▶ [DIRECTION]
Retype, please, the listing from its opening line through the line that contains "ReferenceLine, XAxis, YAxis", both included, without the pictures.

- - -

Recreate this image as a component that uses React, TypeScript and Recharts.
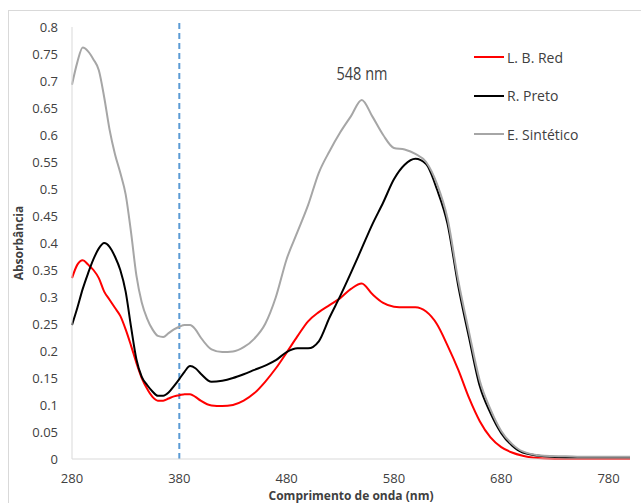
import { Legend, Line, LineChart, ReferenceDot, ReferenceLine, XAxis, YAxis } from "recharts";

const WAVELENGTH = [
  280, 285, 290, 295, 300, 305, 310, 315, 320, 325, 330, 335, 340, 345, 350, 355, 360, 365, 370, 375,
  380, 385, 390, 395, 400, 410, 420, 430, 440, 450, 460, 470, 480, 490, 500, 510, 520, 530, 540, 550,
  560, 570, 580, 590, 600, 610, 620, 630, 640, 650, 660, 670, 680, 690, 700, 720, 740, 760, 780, 800,
];

const LB_RED = [
  0.335, 0.36, 0.368, 0.36, 0.35, 0.335, 0.31, 0.295, 0.28, 0.265, 0.24, 0.21, 0.178, 0.15, 0.13, 0.115, 0.108, 0.108, 0.112, 0.116,
  0.118, 0.12, 0.12, 0.115, 0.108, 0.099, 0.098, 0.1, 0.108, 0.122, 0.143, 0.168, 0.197, 0.227, 0.255, 0.272, 0.285, 0.298, 0.315, 0.325,
  0.305, 0.289, 0.282, 0.281, 0.281, 0.273, 0.25, 0.21, 0.165, 0.113, 0.07, 0.04, 0.022, 0.012, 0.006, 0.001, 0, 0, 0, 0,
];

const R_PRETO = [
  0.248, 0.28, 0.315, 0.344, 0.37, 0.39, 0.4, 0.393, 0.375, 0.35, 0.31, 0.245, 0.185, 0.152, 0.137, 0.125, 0.117, 0.117, 0.123, 0.135,
  0.148, 0.162, 0.172, 0.168, 0.158, 0.143, 0.145, 0.15, 0.157, 0.165, 0.173, 0.183, 0.198, 0.205, 0.205, 0.218, 0.262, 0.302, 0.345, 0.39,
  0.435, 0.475, 0.518, 0.545, 0.556, 0.546, 0.5, 0.435, 0.32, 0.225, 0.135, 0.085, 0.048, 0.025, 0.012, 0.005, 0.003, 0.003, 0.003, 0.003,
];

const E_SINTETICO = [
  0.693, 0.735, 0.762, 0.755, 0.74, 0.72, 0.67, 0.61, 0.565, 0.53, 0.49, 0.42, 0.34, 0.29, 0.26, 0.24, 0.228, 0.226, 0.233, 0.24,
  0.245, 0.248, 0.248, 0.24, 0.225, 0.203, 0.198, 0.199, 0.207, 0.223, 0.25, 0.3, 0.37, 0.42, 0.47, 0.53, 0.57, 0.605, 0.635, 0.665,
  0.634, 0.6, 0.576, 0.573, 0.565, 0.55, 0.51, 0.445, 0.33, 0.235, 0.145, 0.092, 0.052, 0.028, 0.014, 0.006, 0.005, 0.004, 0.004, 0.004,
];

const SERIES_ORDER = ["L. B. Red", "R. Preto", "E. Sintético"];
const X_TICKS = [280, 380, 480, 580, 680, 780];
const Y_TICKS = [0, 0.05, 0.1, 0.15, 0.2, 0.25, 0.3, 0.35, 0.4, 0.45, 0.5, 0.55, 0.6, 0.65, 0.7, 0.75, 0.8];

const data = WAVELENGTH.map((w, i) => ({ w, red: LB_RED[i], preto: R_PRETO[i], sint: E_SINTETICO[i] }));

const FONT = "'Open Sans', sans-serif";
const TEXT = "#404040";

function renderLegend(props: any) {
  const items = [...(props.payload || [])].sort(
    (a: any, b: any) => SERIES_ORDER.indexOf(a.value) - SERIES_ORDER.indexOf(b.value)
  );
  return (
    <div style={{ fontFamily: FONT, fontSize: 14, color: TEXT }}>
      {items.map((it: any) => (
        <div key={it.value} style={{ display: "flex", alignItems: "center", height: 38.5 }}>
          <span style={{ display: "inline-block", width: 30, height: 2, background: it.color, marginRight: 3 }} />
          <span>{it.value}</span>
        </div>
      ))}
    </div>
  );
}

export default function App() {
  return (
    <div style={{ position: "absolute", left: 0, top: 0, width: 641, height: 503, overflow: "hidden", background: "#fff" }}>
      <div style={{ position: "absolute", left: 8, top: 10, width: 700, height: 600, border: "1px solid #d9d9d9" }} />
      <div style={{ position: "absolute", left: 0, top: 0 }}>
        <LineChart width={641} height={503} data={data} margin={{ top: 27, right: 11, bottom: 14, left: 12 }}>
          <XAxis
            dataKey="w"
            type="number"
            domain={[280, 800]}
            ticks={X_TICKS}
            height={30}
            tickLine={false}
            tickSize={0}
            tickMargin={15}
            stroke="#d9d9d9"
            tick={{ fill: TEXT, fontSize: 13, fontFamily: FONT }}
            label={() => (
              <text x={351} y={497} textAnchor="middle" dominantBaseline="middle" fontFamily={FONT} fontSize={12} fontWeight="bold" fill={TEXT}>
                Comprimento de onda (nm)
              </text>
            )}
          />
          <YAxis
            type="number"
            domain={[0, 0.8]}
            ticks={Y_TICKS}
            width={60}
            tickLine={false}
            tickSize={0}
            tickMargin={14}
            stroke="#d9d9d9"
            tick={{ fill: TEXT, fontSize: 13, fontFamily: FONT }}
            label={() => (
              <text x={20} y={243} transform="rotate(-90 20 243)" textAnchor="middle" dominantBaseline="middle" fontFamily={FONT} fontSize={12} fontWeight="bold" fill={TEXT}>
                Absorbância
              </text>
            )}
          />
          <ReferenceLine
            segment={[{ x: 380, y: 0 }, { x: 380, y: 0.81 }]}
            ifOverflow="visible"
            stroke="#5b9bd5"
            strokeWidth={2}
            strokeDasharray="6 4"
          />
          <Line dataKey="red" name="L. B. Red" type="monotone" stroke="#ff0000" strokeWidth={2} dot={false} isAnimationActive={false} />
          <Line dataKey="preto" name="R. Preto" type="monotone" stroke="#000000" strokeWidth={2} dot={false} isAnimationActive={false} />
          <Line dataKey="sint" name="E. Sintético" type="monotone" stroke="#a6a6a6" strokeWidth={2} dot={false} isAnimationActive={false} />
          <ReferenceDot
            x={550}
            y={0.712}
            r={0}
            ifOverflow="visible"
            fill="none"
            stroke="none"
            label={() => (
              <text x={362} y={75} textAnchor="middle" dominantBaseline="middle" fontFamily={FONT} fontSize={19} fill={TEXT} textLength={51} lengthAdjust="spacingAndGlyphs">
                548 nm
              </text>
            )}
          />
          <Legend
            layout="vertical"
            align="center"
            verticalAlign="middle"
            content={renderLegend}
            wrapperStyle={{ left: 474, top: 38, width: 160, height: 120 }}
          />
        </LineChart>
      </div>
    </div>
  );
}
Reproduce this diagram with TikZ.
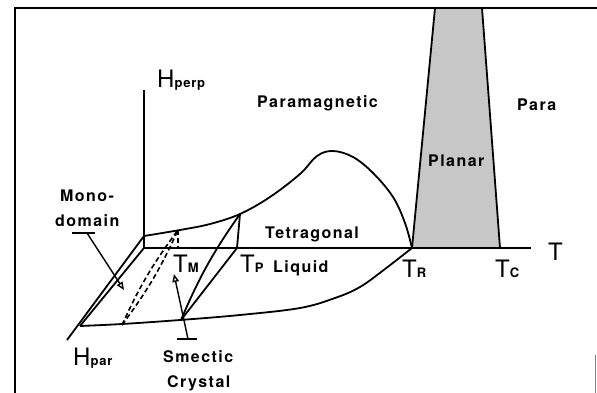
\documentclass[tikz,border=0pt]{standalone}
\usepackage{fontspec}
\setmainfont{TeX Gyre Heros}
\usepackage{tikz}
\usetikzlibrary{arrows.meta,positioning,calc}
\newcommand{\lblfont}{\fontsize{16}{18}\selectfont\bfseries\addfontfeature{LetterSpace=9}}
\newcommand{\subfont}{\fontsize{13}{15}\selectfont\bfseries\addfontfeature{LetterSpace=6}}
\newcommand{\axfont}{\fontsize{24}{26}\selectfont}
\tikzset{
  phase/.style={line width=1.8pt, line join=round},
  guide/.style={line width=1.6pt, dash pattern=on 5pt off 3pt},
  lbl/.style={anchor=base west, inner sep=0pt, font=\lblfont},
  axlbl/.style={anchor=base west, inner sep=0pt, font=\axfont},
  ptr/.style={line width=1.4pt, -{Triangle[open,length=8pt,width=6.5pt]}},
}

\begin{document}
\begin{tikzpicture}[x=1pt, y=-1pt]
  \useasboundingbox (0,0) rectangle (597,393);
  \coordinate (fTL) at (15,8);
  \coordinate (fBL) at (15,393);
  \coordinate (fTR) at (597,8);
  \coordinate (fR0) at (595,355);
  \coordinate (fR1) at (595,393);
  \coordinate (O) at (144,248);
  \coordinate (Hperp) at (144,90);
  \coordinate (Tend) at (531,248);
  \coordinate (Hend) at (67,340);
  \coordinate (U0) at (144,236);
  \coordinate (B0) at (80,326);
  \coordinate (TR) at (412,248);
  \coordinate (TC) at (500,248);
  \coordinate (PL) at (435,8);
  \coordinate (PR) at (482,8);
  \coordinate (M0) at (122,325);
  \coordinate (M1) at (178,230);
  \coordinate (MT) at (178,248);
  \coordinate (P0) at (181,320);
  \coordinate (P1) at (240,214);
  \coordinate (PT) at (237,248);

  \begin{scope}
    \clip (fTL) rectangle (fR1);
    \filldraw[phase, fill=black!22] (TR) -- (PL) -- (PR) -- (TC) -- cycle;
  \end{scope}
  \draw[line width=1.3pt] (fTR) -- (fTL) -- (fBL);
  \draw[line width=1pt, black!50] (fR0) -- (fR1);

  \draw[phase] (Hperp) -- (O) -- (Tend);
  \draw[line width=2.4pt] (TR) -- (TC);
  \draw[phase] (Hend) -- (U0);
  \draw[phase] (B0) -- (O);
  \draw[phase] plot[smooth, tension=0.6] coordinates {(144,236) (180,230) (210,224) (240,214) (270,197) (300,174) (317,156) (333,151) (353,157) (373,173) (393,197) (405,223) (412,248)};
  \draw[phase] plot[smooth, tension=0.6] coordinates {(80,326) (122,324) (180,320) (240,315) (300,308) (335,298) (360,287) (385,269) (412,248)};

  \draw[guide] (M0) to[bend left=6] (M1);
  \draw[guide] (M0) to[bend right=6] (M1);
  \draw[guide, line width=1.3pt] (M1) -- (MT);

  \draw[phase] (P0) to[bend left=6] (P1);
  \draw[phase] (P0) -- (PT) -- (P1);

  \node[axlbl] (hperp) at (157,88) {H{\subfont perp}};
  \node[axlbl] (hpar) at (73,365) {H{\subfont par}};
  \node[axlbl] (t) at (548,260) {T};
  \node[axlbl] (tm) at (173,272) {T{\subfont M}};
  \node[axlbl] (tp) at (240,272) {T{\subfont P}};
  \node[axlbl] (tr) at (402,277) {T{\subfont R}};
  \node[axlbl] (tc) at (495,277) {T{\subfont C}};

  \node[lbl] (para) at (257,108) {Paramagnetic};
  \node[lbl] (para2) at (517,111) {Para};
  \node[lbl] (planar) at (428,167) {Planar};
  \node[lbl] (tetra) at (265,238) {Tetragonal};
  \node[lbl] (liquid) at (273,272) {Liquid};
  \node[lbl] (mono) at (60,201) {Mono-};
  \node[lbl] (domain) at (55,226) {domain};
  \node[lbl] (smectic) at (163,362) {Smectic};
  \node[lbl] (crystal) at (167,387) {Crystal};

  \coordinate (mbarL) at (72,233);
  \coordinate (mbarR) at (95,233);
  \coordinate (mbar) at (87,233);
  \coordinate (mtip) at (124,290);
  \draw[line width=1.4pt] (mbarL) -- (mbarR);
  \draw[ptr] (mbar) -- (mtip);

  \coordinate (sbarL) at (177,339);
  \coordinate (sbarR) at (197,339);
  \coordinate (sbar) at (188,339);
  \coordinate (stip) at (174,274);
  \draw[line width=1.4pt] (sbarL) -- (sbarR);
  \draw[ptr] (sbar) -- (stip);
\end{tikzpicture}
\end{document}
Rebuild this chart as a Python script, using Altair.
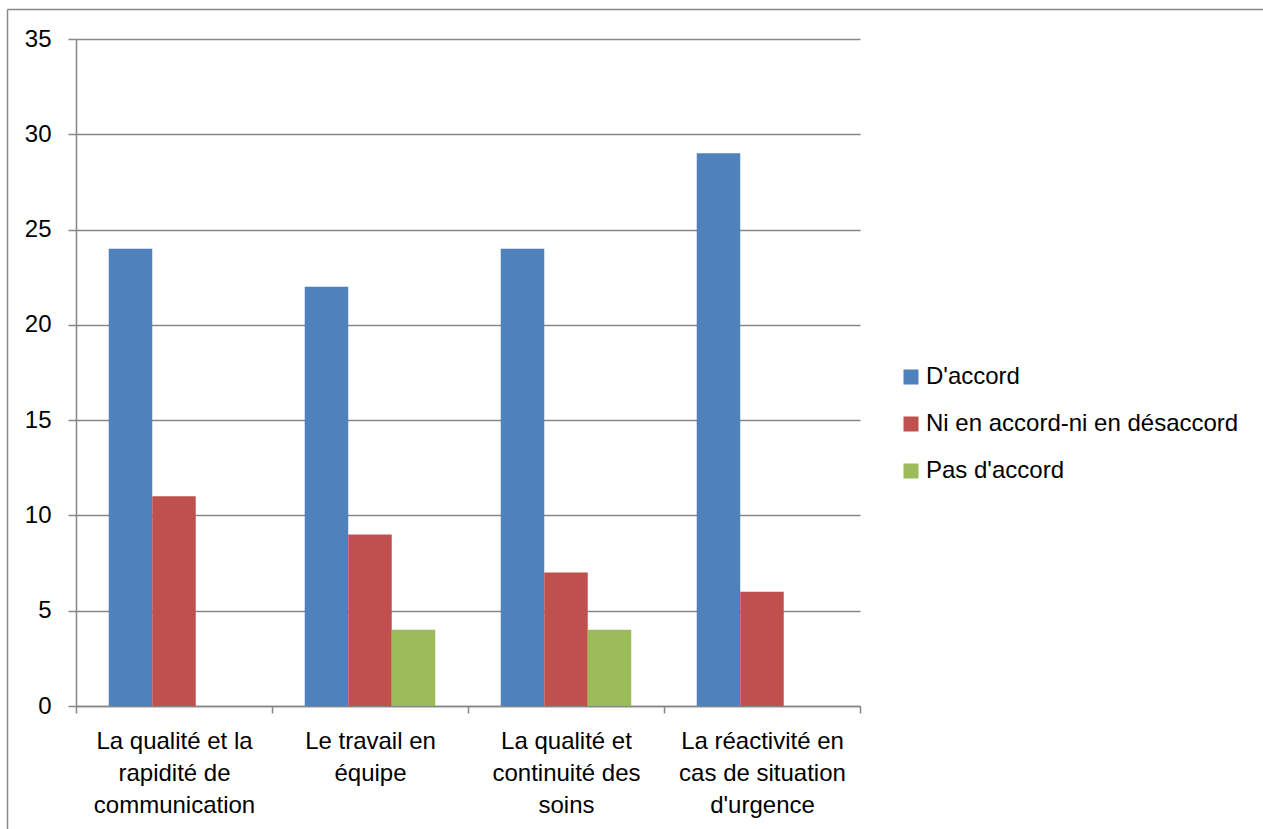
import json
import altair as alt
import pandas as pd

categories = [
    "La qualité et la rapidité de communication",
    "Le travail en équipe",
    "La qualité et continuité des soins",
    "La réactivité en cas de situation d'urgence",
]
label_lines = [
    ["La qualité et la", "rapidité de", "communication"],
    ["Le travail en", "équipe"],
    ["La qualité et", "continuité des", "soins"],
    ["La réactivité en", "cas de situation", "d'urgence"],
]
series = ["D'accord", "Ni en accord-ni en désaccord", "Pas d'accord"]
colors = ["#4F81BD", "#C0504D", "#9BBB59"]
d_accord = [24, 22, 24, 29]
ni_ni = [11, 9, 7, 6]
pas_accord = [0, 4, 4, 0]
y_ticks = [0, 5, 10, 15, 20, 25, 30, 35]

FONT = "Liberation Sans"
GRAY = "#868686"

rows = []
for s, vals in zip(series, [d_accord, ni_ni, pas_accord]):
    for c, v in zip(categories, vals):
        rows.append({"category": c, "series": s, "value": v})
df = pd.DataFrame(rows)

expr = "''"
for c, lines in reversed(list(zip(categories, label_lines))):
    expr = f"datum.value == {json.dumps(c)} ? {json.dumps(lines)} : ({expr})"

bars = alt.Chart(df).mark_bar().encode(
    x=alt.X(
        "category:N",
        sort=categories,
        scale=alt.Scale(paddingInner=0, paddingOuter=0),
        axis=alt.Axis(
            title=None,
            labelAngle=0,
            tickBand="extent",
            labelExpr=expr,
            labelFontSize=24,
            labelLineHeight=32,
            labelPadding=16,
            labelBaseline="top",
            tickSize=7,
            grid=False,
        ),
    ),
    xOffset=alt.XOffset(
        "series:N", sort=series, scale=alt.Scale(paddingOuter=0.753, paddingInner=0)
    ),
    y=alt.Y(
        "value:Q",
        scale=alt.Scale(domain=[0, 35]),
        axis=alt.Axis(
            title=None,
            values=y_ticks,
            grid=True,
            labelFontSize=24,
            labelPadding=17,
            tickSize=8,
        ),
    ),
    color=alt.Color(
        "series:N",
        sort=series,
        scale=alt.Scale(domain=series, range=colors),
        legend=alt.Legend(
            title=None,
            orient="none",
            legendX=823,
            legendY=326,
            symbolType="square",
            symbolSize=225,
            symbolStrokeWidth=0,
            labelFontSize=24,
            labelFont=FONT,
            labelOffset=3,
            rowPadding=23,
            labelLimit=400,
        ),
    ),
)

frame = pd.DataFrame({"k": [0]})
left_border = alt.Chart(frame).mark_rule(color="#898989", strokeWidth=1.5).encode(
    x=alt.value(-68.5), y=alt.value(-29.5), y2=alt.value(830)
)
top_border = alt.Chart(frame).mark_rule(color="#898989", strokeWidth=1.5).encode(
    x=alt.value(-68.5), x2=alt.value(1200), y=alt.value(-29.5)
)

chart = (
    alt.layer(bars, left_border, top_border)
    .properties(
        width=784,
        height=667,
        autosize=alt.AutoSizeParams(type="none"),
        padding={"left": 76, "top": 39, "right": 403, "bottom": 123},
    )
    .configure_view(stroke=None)
    .configure_axis(
        labelFont=FONT,
        labelColor="#000000",
        domainColor=GRAY,
        domainWidth=1.5,
        tickColor=GRAY,
        tickWidth=1.5,
        gridColor=GRAY,
        gridWidth=1.5,
    )
    .configure_legend(labelColor="#000000")
)

chart.save("out.html", embed_options={"renderer": "svg", "actions": False})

- - -

▶ [RESPONSE]
Recreate this image as a component that uses React, TypeScript and Recharts.
import { Legend, Line, LineChart, ReferenceDot, ReferenceLine, XAxis, YAxis } from "recharts";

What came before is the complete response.